▶ [Task brief] Every line from the top of the records through the line containing "g_red_V = [53.2, 50.4, 47.4, 45.4]" should be retyped exactly; the pictures should not.

__________________________________________________

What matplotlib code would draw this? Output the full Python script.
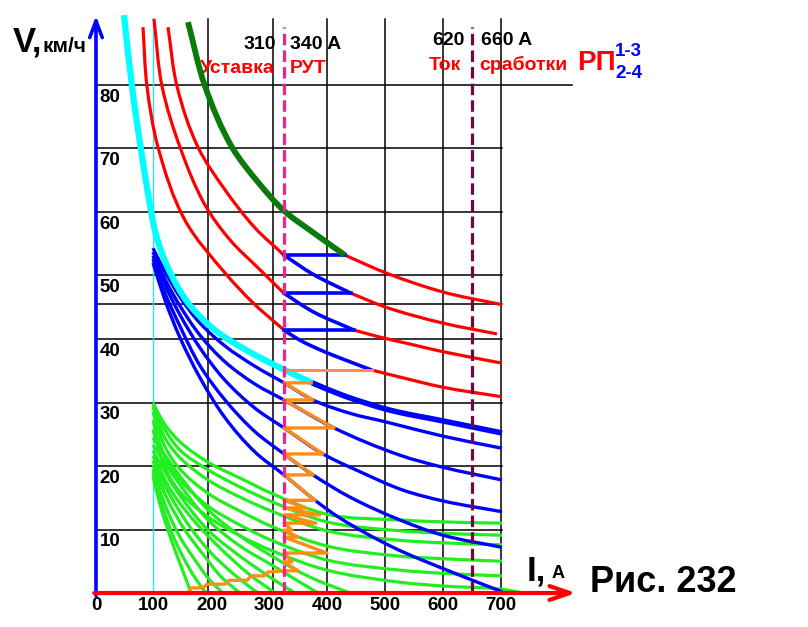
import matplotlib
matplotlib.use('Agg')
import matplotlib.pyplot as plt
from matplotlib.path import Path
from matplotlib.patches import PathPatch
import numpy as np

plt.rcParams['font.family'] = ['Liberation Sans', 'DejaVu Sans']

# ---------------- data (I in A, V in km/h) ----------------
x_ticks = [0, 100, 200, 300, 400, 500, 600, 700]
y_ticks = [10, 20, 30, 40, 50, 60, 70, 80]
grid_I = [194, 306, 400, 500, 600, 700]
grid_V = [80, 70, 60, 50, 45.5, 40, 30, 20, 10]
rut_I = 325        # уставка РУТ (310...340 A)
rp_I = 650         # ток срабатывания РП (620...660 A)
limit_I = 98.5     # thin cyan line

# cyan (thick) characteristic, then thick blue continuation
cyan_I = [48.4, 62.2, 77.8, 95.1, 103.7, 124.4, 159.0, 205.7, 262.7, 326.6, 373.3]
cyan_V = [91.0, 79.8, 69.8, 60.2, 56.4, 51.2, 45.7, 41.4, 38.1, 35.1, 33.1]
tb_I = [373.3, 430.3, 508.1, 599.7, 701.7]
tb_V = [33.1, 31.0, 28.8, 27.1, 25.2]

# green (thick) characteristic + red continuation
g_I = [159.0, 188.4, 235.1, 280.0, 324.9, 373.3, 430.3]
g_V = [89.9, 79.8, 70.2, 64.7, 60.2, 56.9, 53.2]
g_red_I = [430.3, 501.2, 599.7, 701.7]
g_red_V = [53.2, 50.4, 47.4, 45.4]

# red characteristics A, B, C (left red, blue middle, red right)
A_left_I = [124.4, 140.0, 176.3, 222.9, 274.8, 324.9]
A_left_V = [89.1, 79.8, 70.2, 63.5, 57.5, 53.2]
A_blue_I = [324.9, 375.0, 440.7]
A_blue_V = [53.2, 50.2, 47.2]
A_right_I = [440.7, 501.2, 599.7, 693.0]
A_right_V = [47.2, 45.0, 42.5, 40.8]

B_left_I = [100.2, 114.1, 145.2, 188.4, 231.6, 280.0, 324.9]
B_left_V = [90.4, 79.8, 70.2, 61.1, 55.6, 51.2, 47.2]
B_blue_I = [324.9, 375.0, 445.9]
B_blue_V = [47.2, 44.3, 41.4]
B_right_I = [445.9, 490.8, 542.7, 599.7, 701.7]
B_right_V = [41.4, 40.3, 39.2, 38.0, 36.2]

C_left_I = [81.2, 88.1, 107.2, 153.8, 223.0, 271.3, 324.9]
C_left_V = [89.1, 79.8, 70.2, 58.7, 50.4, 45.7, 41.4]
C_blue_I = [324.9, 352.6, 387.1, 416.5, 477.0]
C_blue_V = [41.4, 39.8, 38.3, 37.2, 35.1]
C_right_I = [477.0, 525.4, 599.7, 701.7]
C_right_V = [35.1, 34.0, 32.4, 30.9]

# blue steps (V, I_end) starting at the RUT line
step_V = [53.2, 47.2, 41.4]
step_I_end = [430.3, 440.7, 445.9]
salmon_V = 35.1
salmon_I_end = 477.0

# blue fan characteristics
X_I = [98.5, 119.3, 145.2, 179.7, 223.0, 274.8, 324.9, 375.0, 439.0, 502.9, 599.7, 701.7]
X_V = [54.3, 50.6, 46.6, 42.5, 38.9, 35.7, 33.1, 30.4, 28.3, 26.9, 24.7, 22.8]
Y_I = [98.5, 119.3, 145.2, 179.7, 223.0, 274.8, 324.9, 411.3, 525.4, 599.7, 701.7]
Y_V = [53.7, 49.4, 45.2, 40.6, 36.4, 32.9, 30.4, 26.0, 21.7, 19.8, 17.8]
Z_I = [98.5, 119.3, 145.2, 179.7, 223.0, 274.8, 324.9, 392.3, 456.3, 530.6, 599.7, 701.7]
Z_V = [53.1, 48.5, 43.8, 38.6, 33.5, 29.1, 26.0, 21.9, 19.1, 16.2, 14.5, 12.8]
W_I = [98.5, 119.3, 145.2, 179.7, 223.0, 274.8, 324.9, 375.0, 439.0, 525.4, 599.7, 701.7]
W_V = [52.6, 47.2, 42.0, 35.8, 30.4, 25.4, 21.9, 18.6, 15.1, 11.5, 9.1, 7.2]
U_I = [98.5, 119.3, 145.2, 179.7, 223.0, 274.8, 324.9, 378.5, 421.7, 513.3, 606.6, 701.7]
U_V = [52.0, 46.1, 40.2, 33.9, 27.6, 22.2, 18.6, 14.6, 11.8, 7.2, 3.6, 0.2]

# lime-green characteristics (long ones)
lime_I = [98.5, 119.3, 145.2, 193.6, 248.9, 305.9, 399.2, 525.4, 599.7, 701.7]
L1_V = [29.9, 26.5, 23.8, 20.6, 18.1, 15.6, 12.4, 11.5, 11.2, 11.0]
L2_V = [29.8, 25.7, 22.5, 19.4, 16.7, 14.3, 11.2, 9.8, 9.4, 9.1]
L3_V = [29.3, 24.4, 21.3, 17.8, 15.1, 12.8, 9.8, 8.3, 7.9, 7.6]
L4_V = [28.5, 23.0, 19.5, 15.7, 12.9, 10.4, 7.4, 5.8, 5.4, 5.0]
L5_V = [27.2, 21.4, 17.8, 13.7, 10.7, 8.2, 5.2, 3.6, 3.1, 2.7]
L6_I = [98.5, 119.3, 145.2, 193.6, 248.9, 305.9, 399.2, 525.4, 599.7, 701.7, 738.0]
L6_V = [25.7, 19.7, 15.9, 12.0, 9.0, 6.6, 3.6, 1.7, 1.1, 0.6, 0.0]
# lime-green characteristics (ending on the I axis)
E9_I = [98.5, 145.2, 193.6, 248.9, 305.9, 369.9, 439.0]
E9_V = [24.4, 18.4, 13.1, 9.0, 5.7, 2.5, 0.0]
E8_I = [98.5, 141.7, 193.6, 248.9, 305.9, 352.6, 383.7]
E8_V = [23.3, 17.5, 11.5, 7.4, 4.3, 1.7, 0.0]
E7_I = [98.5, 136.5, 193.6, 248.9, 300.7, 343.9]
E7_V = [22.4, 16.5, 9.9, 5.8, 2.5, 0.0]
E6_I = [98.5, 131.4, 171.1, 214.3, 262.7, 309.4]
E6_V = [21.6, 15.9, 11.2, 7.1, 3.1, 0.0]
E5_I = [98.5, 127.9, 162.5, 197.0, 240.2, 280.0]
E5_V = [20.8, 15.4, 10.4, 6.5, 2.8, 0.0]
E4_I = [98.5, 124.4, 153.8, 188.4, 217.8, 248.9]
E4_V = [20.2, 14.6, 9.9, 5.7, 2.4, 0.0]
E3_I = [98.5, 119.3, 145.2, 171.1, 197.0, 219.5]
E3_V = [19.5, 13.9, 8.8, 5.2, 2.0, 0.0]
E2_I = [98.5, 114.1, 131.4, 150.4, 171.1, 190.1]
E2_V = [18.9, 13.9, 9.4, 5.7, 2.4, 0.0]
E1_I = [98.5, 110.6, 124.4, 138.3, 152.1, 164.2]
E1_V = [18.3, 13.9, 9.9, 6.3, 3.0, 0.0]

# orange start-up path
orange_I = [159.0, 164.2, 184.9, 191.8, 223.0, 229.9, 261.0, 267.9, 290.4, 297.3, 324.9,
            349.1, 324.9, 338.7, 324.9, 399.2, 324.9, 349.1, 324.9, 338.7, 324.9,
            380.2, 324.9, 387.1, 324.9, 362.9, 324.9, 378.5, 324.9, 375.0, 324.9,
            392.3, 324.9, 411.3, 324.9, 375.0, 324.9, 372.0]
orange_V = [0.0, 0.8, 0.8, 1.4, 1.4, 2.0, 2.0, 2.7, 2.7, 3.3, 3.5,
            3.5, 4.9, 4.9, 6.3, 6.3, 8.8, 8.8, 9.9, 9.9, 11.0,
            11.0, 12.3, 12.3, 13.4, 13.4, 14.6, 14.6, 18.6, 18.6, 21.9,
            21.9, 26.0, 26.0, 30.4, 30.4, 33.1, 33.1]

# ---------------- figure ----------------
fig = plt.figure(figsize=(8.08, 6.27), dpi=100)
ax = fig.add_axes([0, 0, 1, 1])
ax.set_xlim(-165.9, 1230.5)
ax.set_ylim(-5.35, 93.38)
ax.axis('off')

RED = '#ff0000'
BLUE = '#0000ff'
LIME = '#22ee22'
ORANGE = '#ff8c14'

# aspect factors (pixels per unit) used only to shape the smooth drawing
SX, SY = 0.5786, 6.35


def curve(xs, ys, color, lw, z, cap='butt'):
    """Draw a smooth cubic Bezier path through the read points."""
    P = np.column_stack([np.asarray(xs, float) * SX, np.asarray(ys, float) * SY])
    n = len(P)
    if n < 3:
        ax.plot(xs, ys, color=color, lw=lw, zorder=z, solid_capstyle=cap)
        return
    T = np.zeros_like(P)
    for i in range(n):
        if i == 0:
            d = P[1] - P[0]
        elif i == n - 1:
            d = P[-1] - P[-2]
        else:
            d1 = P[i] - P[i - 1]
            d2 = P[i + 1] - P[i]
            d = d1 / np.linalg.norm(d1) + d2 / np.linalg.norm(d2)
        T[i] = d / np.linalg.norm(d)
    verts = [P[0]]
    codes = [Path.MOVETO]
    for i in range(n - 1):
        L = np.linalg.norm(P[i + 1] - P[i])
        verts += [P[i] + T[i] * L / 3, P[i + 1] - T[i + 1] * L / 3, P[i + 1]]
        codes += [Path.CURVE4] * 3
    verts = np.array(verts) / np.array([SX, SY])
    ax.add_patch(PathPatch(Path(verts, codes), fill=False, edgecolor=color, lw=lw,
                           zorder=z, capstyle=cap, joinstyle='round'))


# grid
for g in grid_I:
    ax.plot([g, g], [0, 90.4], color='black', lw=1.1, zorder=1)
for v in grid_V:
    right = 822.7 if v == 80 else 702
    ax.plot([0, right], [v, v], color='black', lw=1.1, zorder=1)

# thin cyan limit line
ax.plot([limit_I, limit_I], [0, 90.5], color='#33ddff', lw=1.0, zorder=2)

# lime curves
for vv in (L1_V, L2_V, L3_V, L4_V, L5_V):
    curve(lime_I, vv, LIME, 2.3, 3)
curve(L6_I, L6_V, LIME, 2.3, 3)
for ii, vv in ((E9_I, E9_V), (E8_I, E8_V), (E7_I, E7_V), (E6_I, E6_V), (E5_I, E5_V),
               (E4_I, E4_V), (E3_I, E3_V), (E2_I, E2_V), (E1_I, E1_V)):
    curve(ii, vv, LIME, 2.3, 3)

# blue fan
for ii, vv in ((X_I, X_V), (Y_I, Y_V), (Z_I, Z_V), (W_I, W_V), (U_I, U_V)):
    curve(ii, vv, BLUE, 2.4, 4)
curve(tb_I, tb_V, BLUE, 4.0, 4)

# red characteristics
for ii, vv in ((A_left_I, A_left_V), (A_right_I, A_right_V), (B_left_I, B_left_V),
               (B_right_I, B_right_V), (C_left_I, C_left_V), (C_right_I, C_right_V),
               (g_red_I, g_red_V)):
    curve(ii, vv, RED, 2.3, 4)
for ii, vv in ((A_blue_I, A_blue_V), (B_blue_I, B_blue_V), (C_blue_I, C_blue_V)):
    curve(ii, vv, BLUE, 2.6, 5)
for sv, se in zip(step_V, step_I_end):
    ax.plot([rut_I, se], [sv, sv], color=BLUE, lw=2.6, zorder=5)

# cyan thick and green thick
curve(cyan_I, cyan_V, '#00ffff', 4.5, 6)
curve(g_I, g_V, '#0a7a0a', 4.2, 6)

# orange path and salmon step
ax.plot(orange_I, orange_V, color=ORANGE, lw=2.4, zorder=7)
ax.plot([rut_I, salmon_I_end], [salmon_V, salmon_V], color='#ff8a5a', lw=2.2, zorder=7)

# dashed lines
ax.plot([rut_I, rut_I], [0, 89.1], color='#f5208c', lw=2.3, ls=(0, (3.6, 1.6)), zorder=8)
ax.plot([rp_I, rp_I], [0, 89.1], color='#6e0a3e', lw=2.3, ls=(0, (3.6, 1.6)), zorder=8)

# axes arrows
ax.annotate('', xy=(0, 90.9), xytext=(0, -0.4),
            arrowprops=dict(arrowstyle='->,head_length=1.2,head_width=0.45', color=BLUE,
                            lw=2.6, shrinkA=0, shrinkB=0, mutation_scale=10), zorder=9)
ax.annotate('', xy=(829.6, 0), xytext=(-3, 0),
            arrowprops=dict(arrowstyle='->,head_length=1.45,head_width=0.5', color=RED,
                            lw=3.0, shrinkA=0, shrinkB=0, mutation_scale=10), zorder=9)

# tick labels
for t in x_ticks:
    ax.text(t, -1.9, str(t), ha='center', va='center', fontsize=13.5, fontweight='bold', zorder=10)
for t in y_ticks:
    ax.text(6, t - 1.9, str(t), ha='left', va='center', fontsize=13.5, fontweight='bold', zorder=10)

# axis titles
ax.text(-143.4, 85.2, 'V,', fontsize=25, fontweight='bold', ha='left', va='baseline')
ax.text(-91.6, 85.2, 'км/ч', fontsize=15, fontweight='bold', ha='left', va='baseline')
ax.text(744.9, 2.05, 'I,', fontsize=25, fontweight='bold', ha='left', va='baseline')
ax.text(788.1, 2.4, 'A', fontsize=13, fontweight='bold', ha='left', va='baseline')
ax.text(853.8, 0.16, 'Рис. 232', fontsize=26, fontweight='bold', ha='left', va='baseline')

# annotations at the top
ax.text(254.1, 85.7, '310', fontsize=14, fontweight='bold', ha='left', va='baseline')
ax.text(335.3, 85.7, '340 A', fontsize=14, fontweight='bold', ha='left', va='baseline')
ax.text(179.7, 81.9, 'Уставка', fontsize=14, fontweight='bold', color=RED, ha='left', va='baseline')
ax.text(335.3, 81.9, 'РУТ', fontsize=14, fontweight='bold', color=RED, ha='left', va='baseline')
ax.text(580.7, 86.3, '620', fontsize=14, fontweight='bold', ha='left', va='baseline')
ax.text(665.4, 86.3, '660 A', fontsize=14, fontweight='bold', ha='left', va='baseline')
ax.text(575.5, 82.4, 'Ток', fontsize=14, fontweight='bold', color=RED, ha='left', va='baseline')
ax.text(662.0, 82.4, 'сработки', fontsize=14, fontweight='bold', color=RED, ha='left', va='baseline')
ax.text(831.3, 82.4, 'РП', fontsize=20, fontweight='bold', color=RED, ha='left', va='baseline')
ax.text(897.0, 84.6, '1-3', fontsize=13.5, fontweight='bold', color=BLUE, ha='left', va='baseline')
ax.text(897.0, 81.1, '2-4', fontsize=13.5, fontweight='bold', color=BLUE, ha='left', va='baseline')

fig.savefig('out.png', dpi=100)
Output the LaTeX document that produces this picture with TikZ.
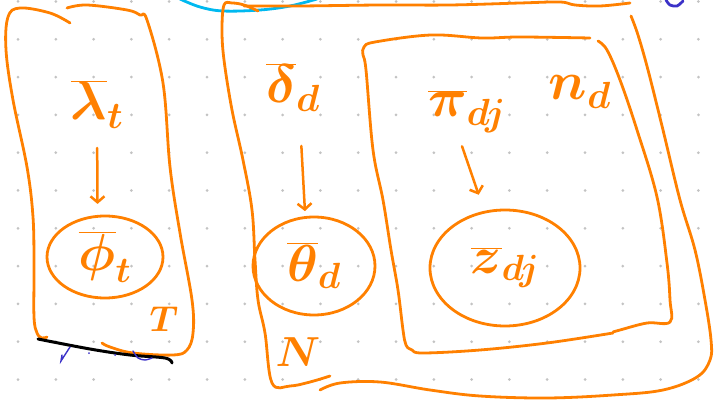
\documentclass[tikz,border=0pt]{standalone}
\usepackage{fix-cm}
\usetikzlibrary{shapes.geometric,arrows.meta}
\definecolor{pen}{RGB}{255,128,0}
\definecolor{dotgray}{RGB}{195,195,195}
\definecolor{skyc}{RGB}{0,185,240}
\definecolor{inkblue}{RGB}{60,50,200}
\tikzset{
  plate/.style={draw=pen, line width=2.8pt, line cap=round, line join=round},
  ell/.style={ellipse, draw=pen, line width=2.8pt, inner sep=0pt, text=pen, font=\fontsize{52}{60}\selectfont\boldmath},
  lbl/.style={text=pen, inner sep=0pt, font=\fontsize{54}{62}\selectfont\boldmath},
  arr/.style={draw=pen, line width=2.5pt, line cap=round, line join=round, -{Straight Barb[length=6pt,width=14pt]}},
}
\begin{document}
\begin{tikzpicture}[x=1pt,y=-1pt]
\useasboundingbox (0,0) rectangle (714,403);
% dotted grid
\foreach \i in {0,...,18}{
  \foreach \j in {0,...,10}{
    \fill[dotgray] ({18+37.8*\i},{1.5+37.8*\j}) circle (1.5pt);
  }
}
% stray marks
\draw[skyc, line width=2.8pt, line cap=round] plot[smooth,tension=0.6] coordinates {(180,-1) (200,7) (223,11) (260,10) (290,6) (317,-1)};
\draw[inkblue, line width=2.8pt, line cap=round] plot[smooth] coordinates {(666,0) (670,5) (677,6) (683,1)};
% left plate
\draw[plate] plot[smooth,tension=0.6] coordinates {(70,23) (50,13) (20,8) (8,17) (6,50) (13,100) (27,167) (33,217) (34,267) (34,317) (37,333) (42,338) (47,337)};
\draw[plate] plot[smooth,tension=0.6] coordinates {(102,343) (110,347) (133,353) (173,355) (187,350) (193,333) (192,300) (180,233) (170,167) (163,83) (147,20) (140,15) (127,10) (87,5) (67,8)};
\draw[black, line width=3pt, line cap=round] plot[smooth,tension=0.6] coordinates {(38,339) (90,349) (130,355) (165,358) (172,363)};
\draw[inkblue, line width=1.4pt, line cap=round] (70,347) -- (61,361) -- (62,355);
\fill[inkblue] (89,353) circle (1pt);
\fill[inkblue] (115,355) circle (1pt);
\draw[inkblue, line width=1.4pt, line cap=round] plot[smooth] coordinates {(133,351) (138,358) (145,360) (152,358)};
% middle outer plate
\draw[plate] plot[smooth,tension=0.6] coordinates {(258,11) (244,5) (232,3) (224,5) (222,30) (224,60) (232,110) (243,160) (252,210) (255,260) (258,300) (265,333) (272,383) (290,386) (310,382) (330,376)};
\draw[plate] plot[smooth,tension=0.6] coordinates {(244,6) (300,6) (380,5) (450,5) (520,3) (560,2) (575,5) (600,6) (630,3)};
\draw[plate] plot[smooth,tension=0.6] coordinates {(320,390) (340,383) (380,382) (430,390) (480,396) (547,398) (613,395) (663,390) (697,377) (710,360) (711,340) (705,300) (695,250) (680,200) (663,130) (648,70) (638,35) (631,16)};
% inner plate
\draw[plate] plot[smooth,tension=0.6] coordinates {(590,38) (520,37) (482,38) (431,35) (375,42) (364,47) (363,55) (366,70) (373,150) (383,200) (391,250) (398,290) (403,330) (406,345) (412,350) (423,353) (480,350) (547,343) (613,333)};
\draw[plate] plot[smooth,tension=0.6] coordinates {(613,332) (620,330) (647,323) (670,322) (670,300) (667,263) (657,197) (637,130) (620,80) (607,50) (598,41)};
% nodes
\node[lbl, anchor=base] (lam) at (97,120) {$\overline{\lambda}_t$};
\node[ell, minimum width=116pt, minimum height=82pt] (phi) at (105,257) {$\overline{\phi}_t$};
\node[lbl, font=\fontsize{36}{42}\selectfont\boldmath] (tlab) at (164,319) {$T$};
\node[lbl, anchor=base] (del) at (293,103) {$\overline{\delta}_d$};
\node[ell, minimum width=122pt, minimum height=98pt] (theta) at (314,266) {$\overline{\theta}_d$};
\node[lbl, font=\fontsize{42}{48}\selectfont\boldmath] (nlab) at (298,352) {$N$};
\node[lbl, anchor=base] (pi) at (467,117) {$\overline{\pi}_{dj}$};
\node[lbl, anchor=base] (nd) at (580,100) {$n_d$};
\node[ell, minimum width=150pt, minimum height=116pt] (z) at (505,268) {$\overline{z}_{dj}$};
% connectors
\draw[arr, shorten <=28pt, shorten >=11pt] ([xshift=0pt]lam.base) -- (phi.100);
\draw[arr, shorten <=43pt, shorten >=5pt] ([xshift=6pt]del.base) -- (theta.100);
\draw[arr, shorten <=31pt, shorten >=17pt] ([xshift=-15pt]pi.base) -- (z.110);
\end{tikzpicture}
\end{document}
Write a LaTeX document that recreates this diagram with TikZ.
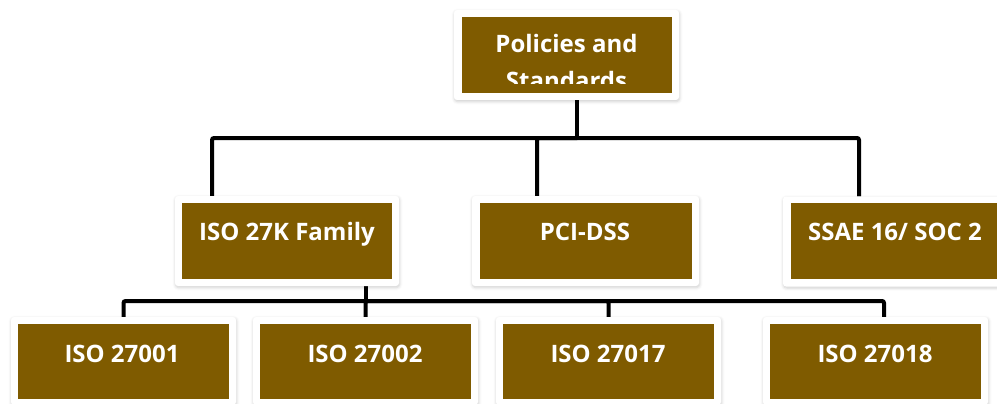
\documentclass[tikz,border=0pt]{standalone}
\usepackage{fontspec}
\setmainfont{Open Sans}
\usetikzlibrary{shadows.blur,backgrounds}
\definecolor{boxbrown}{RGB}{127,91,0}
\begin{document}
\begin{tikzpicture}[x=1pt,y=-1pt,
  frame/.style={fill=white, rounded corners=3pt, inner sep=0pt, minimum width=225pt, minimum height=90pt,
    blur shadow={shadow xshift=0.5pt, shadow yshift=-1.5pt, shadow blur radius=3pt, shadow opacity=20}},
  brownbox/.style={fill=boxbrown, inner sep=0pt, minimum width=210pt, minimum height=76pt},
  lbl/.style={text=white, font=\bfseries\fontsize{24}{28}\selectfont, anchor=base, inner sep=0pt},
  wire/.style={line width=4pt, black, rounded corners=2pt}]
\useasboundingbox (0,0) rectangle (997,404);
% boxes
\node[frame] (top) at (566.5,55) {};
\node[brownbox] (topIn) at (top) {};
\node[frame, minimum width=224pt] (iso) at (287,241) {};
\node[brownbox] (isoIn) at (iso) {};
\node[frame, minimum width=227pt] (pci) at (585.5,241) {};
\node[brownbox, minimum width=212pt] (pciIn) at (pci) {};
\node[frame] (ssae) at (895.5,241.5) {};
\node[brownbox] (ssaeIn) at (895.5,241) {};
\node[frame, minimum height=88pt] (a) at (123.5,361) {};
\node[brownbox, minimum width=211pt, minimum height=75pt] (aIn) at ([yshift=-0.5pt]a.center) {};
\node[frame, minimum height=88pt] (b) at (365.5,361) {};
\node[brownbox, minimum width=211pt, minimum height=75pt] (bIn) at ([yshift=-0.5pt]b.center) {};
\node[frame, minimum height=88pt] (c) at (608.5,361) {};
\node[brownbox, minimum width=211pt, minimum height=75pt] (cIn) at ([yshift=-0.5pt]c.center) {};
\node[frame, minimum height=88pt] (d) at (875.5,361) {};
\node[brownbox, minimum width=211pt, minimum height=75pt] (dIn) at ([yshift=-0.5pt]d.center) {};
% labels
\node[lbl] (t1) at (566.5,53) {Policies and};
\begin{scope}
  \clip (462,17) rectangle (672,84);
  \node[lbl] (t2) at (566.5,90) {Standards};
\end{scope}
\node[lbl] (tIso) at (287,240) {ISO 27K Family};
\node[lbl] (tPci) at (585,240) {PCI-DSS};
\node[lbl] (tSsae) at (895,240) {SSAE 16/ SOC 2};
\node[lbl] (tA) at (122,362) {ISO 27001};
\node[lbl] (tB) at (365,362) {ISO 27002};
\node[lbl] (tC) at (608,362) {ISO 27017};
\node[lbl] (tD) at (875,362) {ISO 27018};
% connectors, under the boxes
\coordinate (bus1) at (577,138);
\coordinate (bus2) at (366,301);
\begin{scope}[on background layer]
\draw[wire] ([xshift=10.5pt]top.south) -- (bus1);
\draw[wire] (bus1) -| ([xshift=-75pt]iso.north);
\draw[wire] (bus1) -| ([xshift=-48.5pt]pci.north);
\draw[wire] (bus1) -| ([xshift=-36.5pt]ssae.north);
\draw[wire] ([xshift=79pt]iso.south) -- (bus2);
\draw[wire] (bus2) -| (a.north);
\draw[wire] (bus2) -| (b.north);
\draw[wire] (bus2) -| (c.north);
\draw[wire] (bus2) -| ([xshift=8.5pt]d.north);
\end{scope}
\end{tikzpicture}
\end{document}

__________________________________________________

▶ [Written response]
What matplotlib code would draw this? Output the full Python script.
import matplotlib
matplotlib.use('Agg')
import matplotlib.pyplot as plt
from matplotlib.path import Path
from matplotlib.patches import PathPatch
import numpy as np

plt.rcParams['font.family'] = ['Liberation Sans', 'DejaVu Sans']

# ---------------- data (I in A, V in km/h) ----------------
x_ticks = [0, 100, 200, 300, 400, 500, 600, 700]
y_ticks = [10, 20, 30, 40, 50, 60, 70, 80]
grid_I = [194, 306, 400, 500, 600, 700]
grid_V = [80, 70, 60, 50, 45.5, 40, 30, 20, 10]
rut_I = 325        # уставка РУТ (310...340 A)
rp_I = 650         # ток срабатывания РП (620...660 A)
limit_I = 98.5     # thin cyan line

# cyan (thick) characteristic, then thick blue continuation
cyan_I = [48.4, 62.2, 77.8, 95.1, 103.7, 124.4, 159.0, 205.7, 262.7, 326.6, 373.3]
cyan_V = [91.0, 79.8, 69.8, 60.2, 56.4, 51.2, 45.7, 41.4, 38.1, 35.1, 33.1]
tb_I = [373.3, 430.3, 508.1, 599.7, 701.7]
tb_V = [33.1, 31.0, 28.8, 27.1, 25.2]

# green (thick) characteristic + red continuation
g_I = [159.0, 188.4, 235.1, 280.0, 324.9, 373.3, 430.3]
g_V = [89.9, 79.8, 70.2, 64.7, 60.2, 56.9, 53.2]
g_red_I = [430.3, 501.2, 599.7, 701.7]
g_red_V = [53.2, 50.4, 47.4, 45.4]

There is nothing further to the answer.